• Stated exercise:
Write the data below out exactly as it stands. Do not include the pictures.

- - -

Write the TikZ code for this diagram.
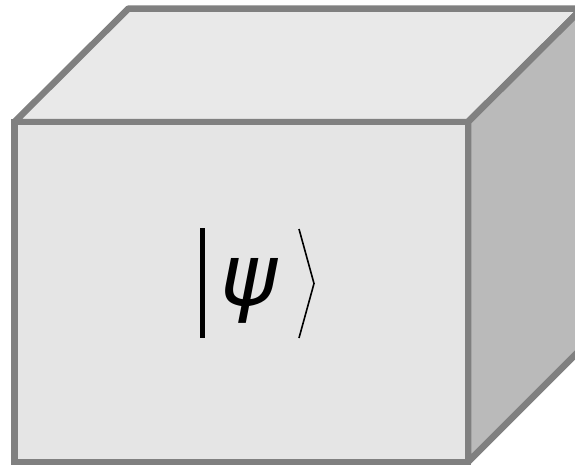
\documentclass[tikz,border=0pt]{standalone}
\usepackage{fontspec}
\newfontfamily\psifont{DejaVu Sans}
\definecolor{edge}{HTML}{808080}
\definecolor{frontc}{HTML}{E5E5E5}
\definecolor{topc}{HTML}{E9E9E9}
\definecolor{sidec}{HTML}{BABABA}
\begin{document}
\begin{tikzpicture}[x=1pt,y=-1pt,
  face/.style={draw=edge,line width=6.5pt,line join=bevel}]
\useasboundingbox (0,0) rectangle (575,466);
\begin{scope}
\clip (0,0) rectangle (575,466);
% top face
\filldraw[face,fill=topc] (14.5,122) -- (128.5,8.5) -- (582,8.5) -- (468,122) -- cycle;
% right face
\filldraw[face,fill=sidec] (468,122) -- (582,8.5) -- (582,348) -- (468,462) -- cycle;
% front face
\filldraw[face,fill=frontc,line join=miter] (14.5,122) rectangle (468,462);
\end{scope}
% ket
\draw[line width=5pt] (202.5,228) -- (202.5,338);
\node[font=\psifont\itshape\fontsize{86}{86}\selectfont,inner sep=0pt,anchor=center] (psi) at (249,291) {ψ};
\draw[line width=1.6pt] (299,229) -- (314,283.5) -- (299,338);
\end{tikzpicture}
\end{document}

- - -

• Exercise answer:
Write the TikZ code for this diagram.
\documentclass[tikz,border=0pt]{standalone}
\usepackage{fontspec}
\newfontfamily\psifont{DejaVu Sans}
\definecolor{edge}{HTML}{808080}
\definecolor{frontc}{HTML}{E5E5E5}
\definecolor{topc}{HTML}{E9E9E9}
\definecolor{sidec}{HTML}{BABABA}
\begin{document}
\begin{tikzpicture}[x=1pt,y=-1pt,
  face/.style={draw=edge,line width=6.5pt,line join=bevel}]
\useasboundingbox (0,0) rectangle (575,466);
\begin{scope}
\clip (0,0) rectangle (575,466);
% top face
\filldraw[face,fill=topc] (14.5,122) -- (128.5,8.5) -- (582,8.5) -- (468,122) -- cycle;
% right face
\filldraw[face,fill=sidec] (468,122) -- (582,8.5) -- (582,348) -- (468,462) -- cycle;
% front face
\filldraw[face,fill=frontc,line join=miter] (14.5,122) rectangle (468,462);
\end{scope}
% ket
\draw[line width=5pt] (202.5,228) -- (202.5,338);
\node[font=\psifont\itshape\fontsize{86}{86}\selectfont,inner sep=0pt,anchor=center] (psi) at (249,291) {ψ};
\draw[line width=1.6pt] (299,229) -- (314,283.5) -- (299,338);
\end{tikzpicture}
\end{document}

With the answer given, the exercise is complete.